Some are fighting for survival; other have given up the ghost

photo by Ken Shumaker, University of Maryland Extension A defoliated white oak.

      This is a tough year on trees.

         “We are seeing a lot of health issues in our trees, particularly since this is the first really dry spell in about three years,” says Anne Hairston-Strang, associate director at the Maryland Forest Service.

         The wet years created ideal conditions for root rot and other moisture-loving diseases. “Some of the damage from the disease is only being felt now that it is really dry and the damaged root systems can’t function as well,” Hairston-Strang says.

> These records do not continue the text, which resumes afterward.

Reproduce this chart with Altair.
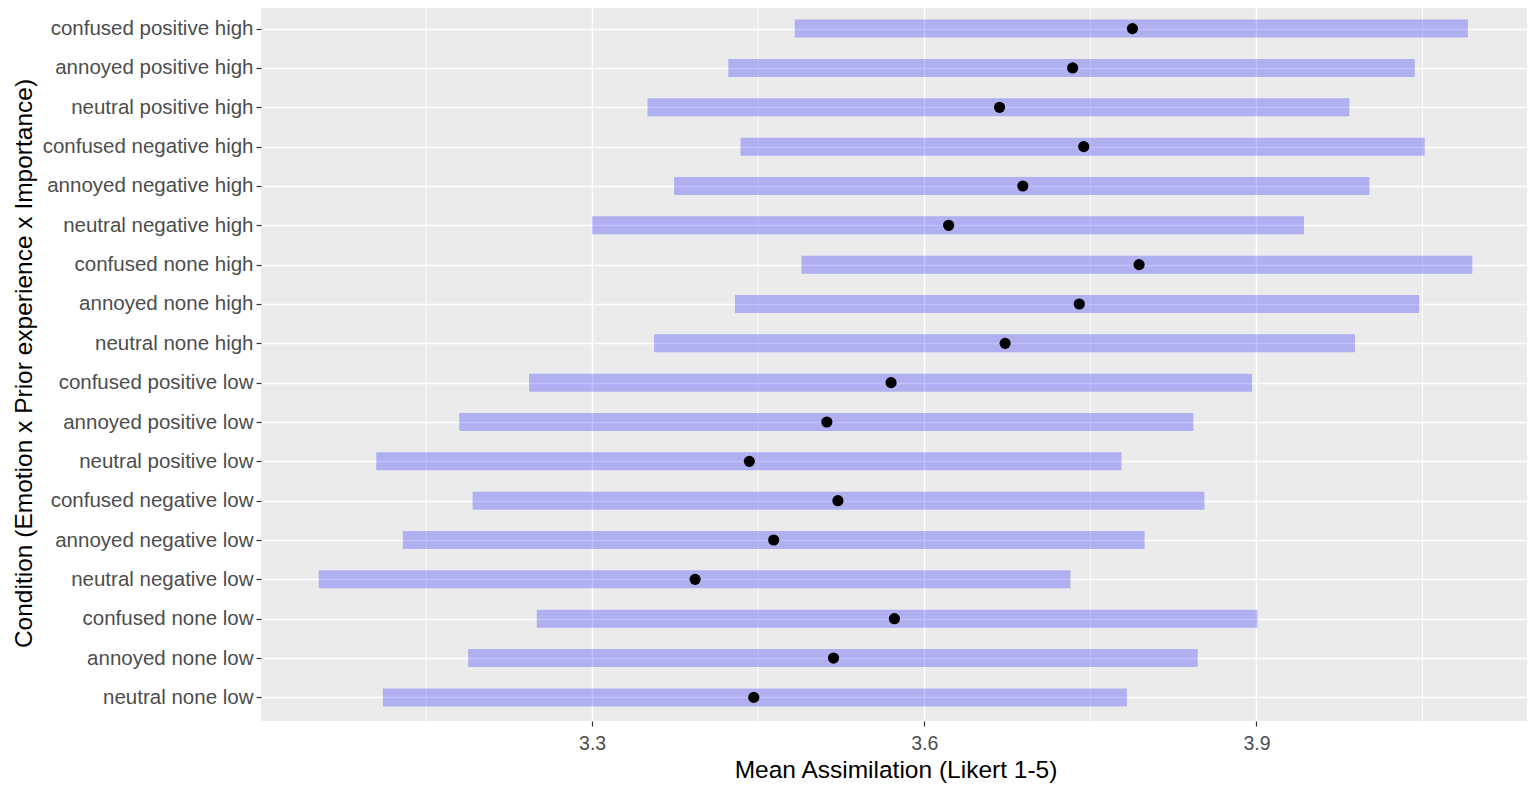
import altair as alt
import pandas as pd

categories = [
    "confused positive high", "annoyed positive high", "neutral positive high",
    "confused negative high", "annoyed negative high", "neutral negative high",
    "confused none high", "annoyed none high", "neutral none high",
    "confused positive low", "annoyed positive low", "neutral positive low",
    "confused negative low", "annoyed negative low", "neutral negative low",
    "confused none low", "annoyed none low", "neutral none low",
]
lower = [3.483, 3.423, 3.350, 3.434, 3.374, 3.300, 3.489, 3.429, 3.356,
         3.243, 3.180, 3.105, 3.192, 3.129, 3.053, 3.250, 3.188, 3.111]
mean = [3.788, 3.734, 3.668, 3.744, 3.689, 3.622, 3.794, 3.740, 3.673,
        3.570, 3.512, 3.442, 3.522, 3.464, 3.393, 3.573, 3.518, 3.446]
upper = [4.091, 4.043, 3.984, 4.052, 4.002, 3.943, 4.095, 4.047, 3.989,
         3.896, 3.843, 3.778, 3.853, 3.799, 3.732, 3.901, 3.847, 3.783]
major_ticks = [3.3, 3.6, 3.9]
minor_ticks = [3.15, 3.45, 3.75, 4.05]

df = pd.DataFrame({"cond": categories, "lower": lower, "mean": mean, "upper": upper})
minor_df = pd.DataFrame({"v": minor_ticks})

FONT = "Liberation Sans"
x_scale = alt.Scale(domain=[3.0009, 4.1471], nice=False, zero=False)
y_scale = alt.Scale(type="point", domain=categories, padding=0.6)

x_axis = alt.Axis(values=major_ticks, format=".1f", title="Mean Assimilation (Likert 1-5)")
y_axis = alt.Axis(title="Condition (Emotion x Prior experience x Importance)",
                  titleX=-225, titleY=358, titleAngle=270, titleBaseline="bottom",
                  titleAlign="center")

minor = alt.Chart(minor_df).mark_rule(color="white", strokeWidth=0.8).encode(
    x=alt.X("v:Q", scale=x_scale, axis=x_axis)
)

bars = alt.Chart(df).mark_bar(color="#0000FF", opacity=0.25, size=18).encode(
    x=alt.X("lower:Q", scale=x_scale, axis=x_axis),
    x2="upper:Q",
    y=alt.Y("cond:N", scale=y_scale, axis=y_axis, sort=categories),
)

points = alt.Chart(df).mark_point(filled=True, color="black", opacity=1, size=125).encode(
    x=alt.X("mean:Q", scale=x_scale, axis=x_axis),
    y=alt.Y("cond:N", scale=y_scale, axis=y_axis, sort=categories),
)

chart = alt.layer(minor, bars, points).properties(
    width=1269,
    height=716,
    autosize=alt.AutoSizeParams(type="none"),
    padding={"left": 253, "top": -3, "right": -3, "bottom": 65},
    background="white",
).configure_view(
    fill="#EBEBEB", stroke=None
).configure_axis(
    domain=False,
    grid=True,
    gridColor="white",
    gridWidth=1.5,
    tickColor="#333333",
    tickSize=5,
    tickWidth=1.2,
    labelFont=FONT,
    labelColor="#4D4D4D",
    labelFontSize=20.5,
    labelPadding=3,
    labelLimit=0,
    titleFont=FONT,
    titleColor="black",
    titleFontSize=24.5,
    titleFontWeight="normal",
).configure_axisX(
    labelFontSize=19.5,
    labelPadding=8,
    titlePadding=6,
)

chart.save("out.html", embed_options={"renderer": "svg", "actions": False})
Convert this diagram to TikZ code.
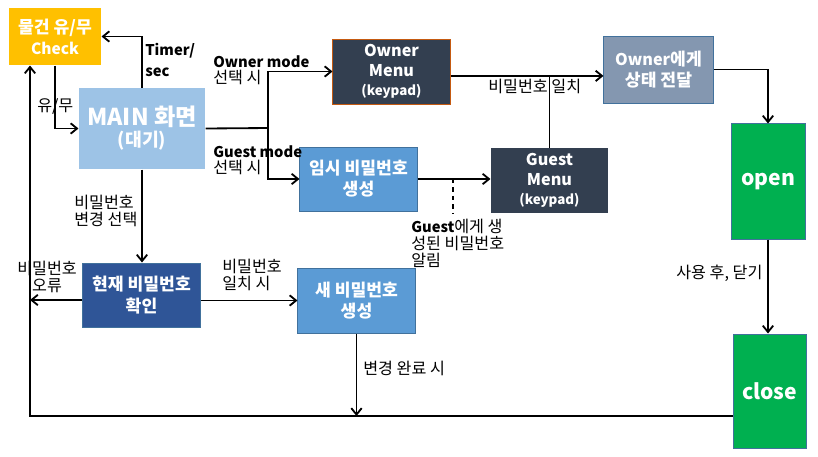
\documentclass[tikz,border=0pt]{standalone}
\usepackage{fontspec}
\setmainfont{Noto Sans CJK KR}
\usetikzlibrary{positioning, arrows.meta}
\definecolor{chkorange}{HTML}{FFC000}
\definecolor{mainblue}{HTML}{9DC3E6}
\definecolor{menudark}{HTML}{333F50}
\definecolor{menuedge}{HTML}{C55A11}
\definecolor{midblue}{HTML}{5B9BD5}
\definecolor{edgeblue}{HTML}{41719C}
\definecolor{greyblue}{HTML}{8497B0}
\definecolor{deepblue}{HTML}{2F5597}
\definecolor{doorgreen}{HTML}{00B050}
\newcommand{\latin}[1]{{\bfseries\fontsize{10.5}{12}\selectfont #1}}

\begin{document}
\begin{tikzpicture}[x=0.025cm, y=-0.025cm,
    box/.style={draw=edgeblue, line width=0.7pt, text=white, align=center, inner sep=0pt,
      font=\bfseries\fontsize{12.2}{15}\selectfont},
    lbl/.style={anchor=north west, inner sep=0pt, align=left,
      font=\fontsize{11.5}{12}\selectfont},
    line/.style={line width=1.3pt},
    arr/.style={line width=1.3pt, -{Straight Barb[length=1.6mm, width=2.6mm, line width=1.3pt]}}]
  \useasboundingbox (0,0) rectangle (818,456);

  % boxes
  \node[box, draw=none, fill=chkorange, minimum width=2.3cm, minimum height=1.425cm] (chk) at (55,36.5)
    {물건 유/무\\{\fontsize{11}{14}\selectfont Check}};
  \node[box, draw=none, fill=mainblue, minimum width=3.15cm, minimum height=2.025cm] (main) at (142,128.5)
    {{\fontsize{16.5}{20}\selectfont MAIN 화면}\\{\fontsize{13}{15}\selectfont (대기)}};
  \node[box, draw=menuedge, fill=menudark, minimum width=2.925cm, minimum height=1.625cm,
    font=\bfseries\fontsize{11.5}{14}\selectfont] (own) at (391.5,71.5)
    {Owner\\Menu\\{\fontsize{9.5}{12}\selectfont (keypad)}};
  \node[box, fill=midblue, minimum width=2.925cm, minimum height=1.6cm] (tmp) at (358.5,179) {임시 비밀번호\\생성};
  \node[box, draw=none, fill=menudark, minimum width=2.925cm, minimum height=1.625cm,
    font=\bfseries\fontsize{11.5}{14}\selectfont] (gst) at (549.5,180.5)
    {Guest\\Menu\\{\fontsize{9.5}{12}\selectfont (keypad)}};
  \node[box, fill=greyblue, minimum width=2.725cm, minimum height=1.675cm] (rep) at (658.5,69.5)
    {{\fontsize{11.5}{15}\selectfont Owner}에게\\상태 전달};
  \node[box, fill=doorgreen, minimum width=1.85cm, minimum height=2.875cm,
    font=\bfseries\fontsize{15}{18}\selectfont] (opn) at (768,181.5) {open};
  \node[box, fill=doorgreen, minimum width=1.825cm, minimum height=2.85cm,
    font=\bfseries\fontsize{15}{18}\selectfont] (cls) at (769.5,391) {close};
  \node[box, fill=deepblue, minimum width=2.925cm, minimum height=1.6cm] (cur) at (141.5,295) {현재 비밀번호\\확인};
  \node[box, fill=midblue, minimum width=2.925cm, minimum height=1.625cm] (new) at (356.5,300.5) {새 비밀번호\\생성};

  % helper points
  \coordinate (jn) at (268,128);
  \coordinate (dtop) at (453,179);
  \coordinate (dend) at (453,213);
  \coordinate (err) at (30,300);
  \coordinate (loop) at (30,416);

  % connectors
  \draw[arr] (main.north) |- (chk.east);
  \draw[arr] (chk.south) |- (main.west);
  \draw[line] (main.east) -- (jn);
  \draw[arr] (jn) |- (own.west);
  \draw[arr] (jn) |- (tmp.west);
  \draw[arr] ([yshift=-0.11cm]own.east) -- ([yshift=-0.11cm]own.east -| rep.west);
  \draw[line] (gst.north) -- ([yshift=-0.11cm]gst.north |- own.east);
  \draw[arr] (tmp.east) -- (tmp.east -| gst.west);
  \draw[line, dashed] (dtop) -- (dend);
  \draw[arr] (rep.east) -| (opn.north);
  \draw[arr] (opn.south) -- (opn.south |- cls.north);
  \draw[arr] (main.south) -- (main.south |- cur.north);
  \draw[arr] (new.west -| cur.east) -- (new.west);
  \draw[arr] (err -| cur.west) -- (err);
  \draw[arr] (new.south) -- (new.south |- loop);
  \draw[arr] (cls.west |- loop) -- (loop) -- (loop |- chk.south);

  % labels
  \node[lbl, font=\bfseries\fontsize{10.5}{15}\selectfont] (ltimer) at (145,43) {Timer/\\sec};
  \node[lbl] (lhave) at (37,98) {유/무};
  \node[lbl] (lowner) at (213,55) {\latin{Owner mode}\\선택 시};
  \node[lbl] (lguest) at (213,145) {\latin{Guest mode}\\선택 시};
  \node[lbl] (lmatch) at (488,79) {비밀번호 일치};
  \node[lbl] (lnotify) at (411,219) {\latin{Guest}에게 생\\성된 비밀번호\\알림};
  \node[lbl] (lclose) at (676,265) {사용 후, 닫기};
  \node[lbl] (lchange) at (74,195) {비밀번호\\변경 선택};
  \node[lbl, align=center] (lerr) at (17,261) {비밀번호\\오류};
  \node[lbl] (lok) at (222,259) {비밀번호\\일치 시};
  \node[lbl] (ldone) at (363,361) {변경 완료 시};
\end{tikzpicture}
\end{document}
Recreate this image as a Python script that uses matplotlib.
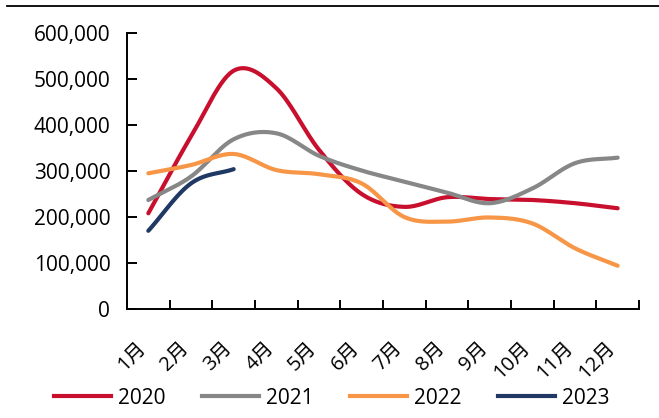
import numpy as np
import matplotlib
matplotlib.use("Agg")
import matplotlib.pyplot as plt
from matplotlib.lines import Line2D
from matplotlib.ticker import FuncFormatter, FixedLocator

plt.rcParams['font.family'] = ['Open Sans', 'Noto Sans CJK SC', 'DejaVu Sans']

months = ['1月', '2月', '3月', '4月', '5月', '6月', '7月', '8月', '9月', '10月', '11月', '12月']
y2020 = [208000, 375000, 518000, 480000, 346000, 250000, 222000, 243000, 239000, 237000, 230000, 219000]
y2021 = [237000, 288000, 369000, 382000, 333000, 301000, 277000, 253000, 230000, 262000, 317000, 329000]
y2022 = [295000, 313000, 337000, 302000, 293000, 273000, 200000, 190000, 199000, 186000, 132000, 94000]
y2023 = [170000, 273000, 304000]

series = [
    ('2020', y2020, '#C8102E'),
    ('2021', y2021, '#878787'),
    ('2022', y2022, '#F79646'),
    ('2023', y2023, '#1F3864'),
]


def smooth(x, y, n=30):
    """Catmull-Rom style smoothing between consecutive points."""
    x = np.asarray(x, float)
    y = np.asarray(y, float)
    if len(x) < 3:
        return x, y
    px = np.concatenate([[2 * x[0] - x[1]], x, [2 * x[-1] - x[-2]]])
    py = np.concatenate([[2 * y[0] - y[1]], y, [2 * y[-1] - y[-2]]])
    xs, ys = [], []
    t = np.linspace(0, 1, n, endpoint=False)
    for i in range(1, len(px) - 2):
        p0, p1, p2, p3 = px[i - 1], px[i], px[i + 1], px[i + 2]
        q0, q1, q2, q3 = py[i - 1], py[i], py[i + 1], py[i + 2]
        h00 = 2 * t**3 - 3 * t**2 + 1
        h10 = t**3 - 2 * t**2 + t
        h01 = -2 * t**3 + 3 * t**2
        h11 = t**3 - t**2
        m1x, m2x = (p2 - p0) / 2, (p3 - p1) / 2
        m1y, m2y = (q2 - q0) / 2, (q3 - q1) / 2
        xs.append(h00 * p1 + h10 * m1x + h01 * p2 + h11 * m2x)
        ys.append(h00 * q1 + h10 * m1y + h01 * q2 + h11 * m2y)
    xs.append([x[-1]])
    ys.append([y[-1]])
    return np.concatenate(xs), np.concatenate(ys)


W, H = 659, 418
FS = 15
fig = plt.figure(figsize=(W / 100, H / 100), dpi=100)
ax = fig.add_axes([127 / W, 1 - 309 / H, (639 - 127) / W, (309 - 33) / H])

for name, vals, color in series:
    xs, ys = smooth(np.arange(len(vals)), vals)
    ax.plot(xs, ys, color=color, lw=3.0, solid_capstyle='round', label=name)

ax.set_xlim(-0.5, len(months) - 0.5)
ax.set_ylim(0, 600000)
ax.yaxis.set_major_locator(FixedLocator(np.arange(0, 600001, 100000)))
ax.yaxis.set_major_formatter(FuncFormatter(lambda v, p: f'{int(v):,}'))

ax.set_xticks(np.arange(len(months)) + 0.05)
ax.set_xticklabels(months, rotation=45, ha='right', va='top')
ax.set_xticks(np.arange(len(months) + 1) - 0.5, minor=True)
ax.tick_params(axis='x', which='major', length=0, pad=21, labelsize=FS - 0.5)
ax.tick_params(axis='x', which='minor', direction='in', length=6.5, width=1.4)
ax.tick_params(axis='y', direction='in', length=7, width=1.4, pad=12, labelsize=FS)

for s in ['top', 'right']:
    ax.spines[s].set_visible(False)
for s in ['left', 'bottom']:
    ax.spines[s].set_linewidth(1.4)

handles = [Line2D([], [], color=c, lw=3.0) for _, _, c in series]
fig.legend(handles, [n for n, _, _ in series], loc='center', bbox_to_anchor=(332 / W, 1 - 398 / H),
           ncol=4, frameon=False, fontsize=FS, handlelength=2.75, columnspacing=1.73, handletextpad=0.34)

fig.add_artist(Line2D([7 / W, 1], [1 - 6 / H, 1 - 6 / H], color='black', lw=1.3, transform=fig.transFigure))

fig.savefig('out.png', dpi=100)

         Now the lack of rain compounds problems. “We’re in a drought, and that means trees are more susceptible to disease,” says Steven Graham, owner of Independent Tree Care and a certified arborist.

         Some trees are suffering temporary problems, such as bacterial leaf scorch, Hairston-Strang says.

         Leaves dropping can also be a temporary problem, as “trees defoliate due to the drought, which is normal,” Graham says.

         Other trees are facing death. “University of Maryland Extension specialists have received many reports of dying trees, and many are oaks, particularly white oaks,” Hairston-Strang says.

         Age is part of the problem. “Many of our oaks are older and are losing vigor, making them more susceptible to the wet and dry extremes we have been seeing,” Hairston-Strang adds.

         For many oaks, their strengths become weaknesses in times like this.

         “Oaks host a lot of biodiversity, which also translates into damage from a lot of different kinds of organisms,” Hairston-Strang explains.

         Watering can help your trees. Graham recommends rain barrels as “a great way to water your trees.”